Vale ressaltar o primeiro grupo de teatro de rua na Capital, que surgiu em meados dos anos 80, o Gambiarra. Ele era formado por figuras como Liu Arruda, Ivan Belém, Meire Pedroso, Claudete Jaudy, Vital Siqueira, Mara Ferraz e Augusto Prócoro. O linguajar dos cuiabanos mais tradicionais neste período da história, ganhou ampliação de voz, personalidade, várias caras e caracterizações.
A marginalização do linguajar e dos costumes ainda era latentes, inclusive, porque Cuiabá recebia muita gente da “cidade grande”, desta maneira, os costumes do cuiabano passaram a ser defendidos por personagens como Comadre Nhara, de Liu Arruda, com temperamento forte e que criticava a mania insistente dos filhos Ramona e Glandstone em quererem se “americanizar”. Liu criou mais de 40 personagens cuiabanos com viés regionalista e, com eles, ajudou a combater a xenofobia.
Luta contra a censura
Outro nome importante na história do teatro mato-grossense, que também foi responsável por conectar as artes do centro oeste ao mundo, é o de Amauri Tangará. Ele, além de ator e diretor teatral autodidata, também se tornou roteirista, dramaturgo e cineasta. Amauri se mudou para Mato Grosso nos anos 70 e, primeiro, se instalou em Tangará da Serra.
Foi em 74 que ele junto a outros amantes do teatro fundaram o primeiro grupo teatral de Tangará e, de forma independente, cresceram rápido. “Não tínhamos acesso, TV, nada do tipo e começamos a produzir pecas muito modernas, sem cortinas, que começava no meio do público. Era uma loucura”, lembra.
Com peças neste estilo eles circularam por toda aquela região, como Arenapólis, Diamantino, Barra do Bugres e Rosário Oeste. Em 1978, com a peça ‘Preço’, viajaram pelo Nordeste em cidades como São Luiz do Maranhão, Piauí, Ceará e foi no festival de Campina Grande, na Paraíba, que na época era o maior festival de teatro que havia no Brasil, que eles começaram a ser reconhecidos. “Neste festival encontramos Eneida Maracajá, Pascoal Carlos Magno, João Francisco Guarnieli, que são grandes ‘figurões’ do teatro brasileiro. Nosso espetáculo lá foi um sucesso. Desde então, não paramos mais“, lembra Tangará.

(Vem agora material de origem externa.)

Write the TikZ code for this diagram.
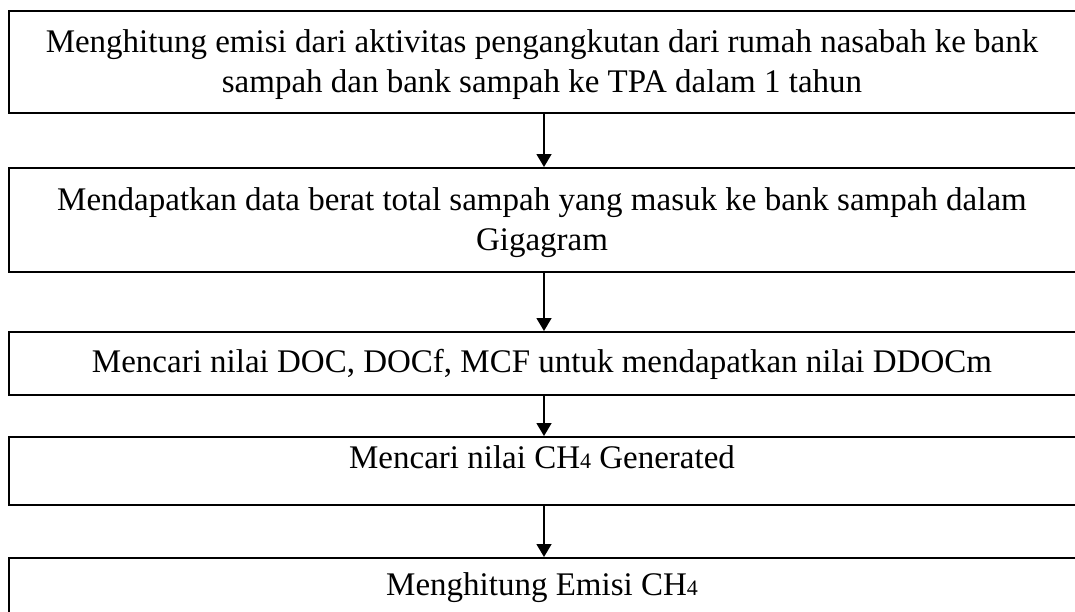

Nos anos 80, Amauri se mudou para Cuiabá e fundou a Federação Mato-Grossense de Teatro Amador (FEMAT). “A FEMAT regulamentava festivais da periferia de Cuiabá e cidades do interior, eram grupos de teatro que faziam trabalhos muito políticos e ligados a questão de combater a ditadura da época, tive um espetáculo chamado ‘Sol Nosso de Cada Dia’ e tive a casa invadida pela policia por causa de uma frase que a gente falava durante o espetáculo. Havia uma censura terrível e nós fazíamos o trabalho de contar tudo isso”, descreve.
A Federação cresceu e, ainda nos anos 80, eram mais de 30 grupos filiados. Foi entre 84 e 85, que Amauri montou o espetáculo ‘Dança dos Tangarás’, e com este festival o grupo percorreu os grandes festivais do Brasil. “Ganhamos prêmios em todos eles. Na época, no Festival de São José do Rio Preto, dos dez prêmios do festival, ganhamos oito. Finalizamos essa peça no Teatro Cacilda Bequer, no Rio de Janeiro“, enfatiza.

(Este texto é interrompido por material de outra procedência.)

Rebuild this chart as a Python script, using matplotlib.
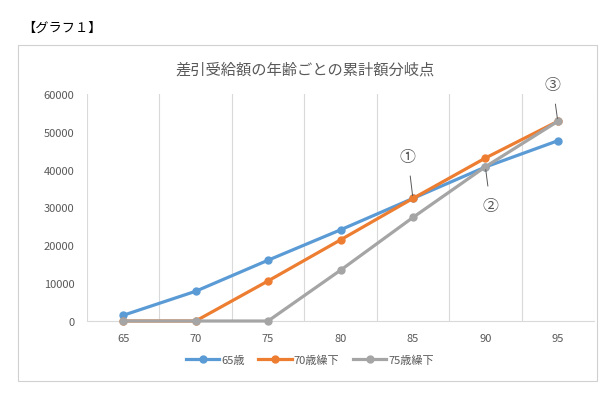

Algum tempo depois, conheceu Tati Mendes, hoje sua esposa, e com ela montou Cafundó – Onde o Vento Faz a Curva. Com este trabalho, estrelaram por três continentes a peça que completa 35 anos de espetáculo e mais de 1500 apresentações. Hoje, Mato Grosso vive uma nova era, continua repleta de talentos formados em Cuiabá ou fora do Estado, mas que atuam por aqui, criam novas cias ou integram as que já existem.
Novo momento
No novo momento, vale ressaltar também a importância da criação do MT Escola de Teatro, que existe há sete anos, como uma política pública que transforma cada vez mais a realidade da rede produtiva das artes cênicas em Mato Grosso, com a formação de profissionais de todos os gêneros, desde os que atuam nos palcos, realizam espetáculos, produzem, iluminam, formam público ou constroem projetos.

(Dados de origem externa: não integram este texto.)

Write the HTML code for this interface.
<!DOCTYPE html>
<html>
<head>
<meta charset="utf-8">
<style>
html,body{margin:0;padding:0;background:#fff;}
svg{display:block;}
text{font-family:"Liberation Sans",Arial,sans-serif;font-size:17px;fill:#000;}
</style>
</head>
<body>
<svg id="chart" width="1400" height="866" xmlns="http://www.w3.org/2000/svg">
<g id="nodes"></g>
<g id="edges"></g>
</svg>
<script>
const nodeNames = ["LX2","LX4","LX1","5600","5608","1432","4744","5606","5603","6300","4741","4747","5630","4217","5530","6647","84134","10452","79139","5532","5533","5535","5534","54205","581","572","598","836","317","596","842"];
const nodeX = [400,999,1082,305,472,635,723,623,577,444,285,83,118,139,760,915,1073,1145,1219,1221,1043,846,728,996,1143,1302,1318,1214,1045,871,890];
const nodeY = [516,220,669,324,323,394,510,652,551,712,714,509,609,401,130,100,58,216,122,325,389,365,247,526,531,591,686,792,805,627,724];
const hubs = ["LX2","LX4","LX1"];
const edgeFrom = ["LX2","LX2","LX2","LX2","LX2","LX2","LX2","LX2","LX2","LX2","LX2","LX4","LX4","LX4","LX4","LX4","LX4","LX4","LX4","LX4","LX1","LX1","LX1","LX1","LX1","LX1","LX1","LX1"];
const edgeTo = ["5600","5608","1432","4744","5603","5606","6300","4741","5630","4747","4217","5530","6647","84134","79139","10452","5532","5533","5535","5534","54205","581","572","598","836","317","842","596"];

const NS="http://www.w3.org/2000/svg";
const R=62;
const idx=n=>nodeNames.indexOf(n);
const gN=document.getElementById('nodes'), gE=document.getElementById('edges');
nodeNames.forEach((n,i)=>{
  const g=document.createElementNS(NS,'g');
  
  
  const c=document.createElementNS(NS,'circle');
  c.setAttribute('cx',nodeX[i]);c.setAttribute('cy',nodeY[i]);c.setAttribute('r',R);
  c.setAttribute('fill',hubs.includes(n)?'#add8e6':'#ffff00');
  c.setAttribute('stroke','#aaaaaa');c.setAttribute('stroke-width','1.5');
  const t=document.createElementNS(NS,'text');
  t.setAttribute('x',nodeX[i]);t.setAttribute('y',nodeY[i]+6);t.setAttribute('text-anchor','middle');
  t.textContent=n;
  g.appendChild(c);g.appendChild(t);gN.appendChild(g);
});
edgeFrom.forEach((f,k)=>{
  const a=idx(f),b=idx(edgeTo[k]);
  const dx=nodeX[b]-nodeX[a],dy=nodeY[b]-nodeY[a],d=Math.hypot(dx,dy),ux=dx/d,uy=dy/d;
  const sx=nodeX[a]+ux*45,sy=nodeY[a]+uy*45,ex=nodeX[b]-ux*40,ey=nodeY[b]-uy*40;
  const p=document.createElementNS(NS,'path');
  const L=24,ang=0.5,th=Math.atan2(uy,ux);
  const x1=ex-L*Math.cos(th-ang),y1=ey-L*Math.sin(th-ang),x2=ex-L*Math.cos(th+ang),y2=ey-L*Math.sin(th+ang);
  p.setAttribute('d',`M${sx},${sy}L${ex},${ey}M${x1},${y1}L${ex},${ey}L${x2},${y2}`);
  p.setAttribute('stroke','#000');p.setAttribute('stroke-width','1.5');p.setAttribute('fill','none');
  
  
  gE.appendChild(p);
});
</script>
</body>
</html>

Para a secretária-adjunta da Secretaria de Estado e Cultura Esporte e Lazer, Keiko Okamura, esta iniciativa promove além de acesso, a descentralização. “Dentro do aspecto da economia criativa, também identificamos este setor como dos grandes potenciais de desenvolvimento econômico, dessa forma gera emprego e renda, amplia a produção de produtos culturais o acesso da população e fomenta a cultura como um todo“, finaliza.
O teatro Mato-Grossense é referência política, social e histórica. Em criatividade e inovação, com excelência em produções século após século. Evoé!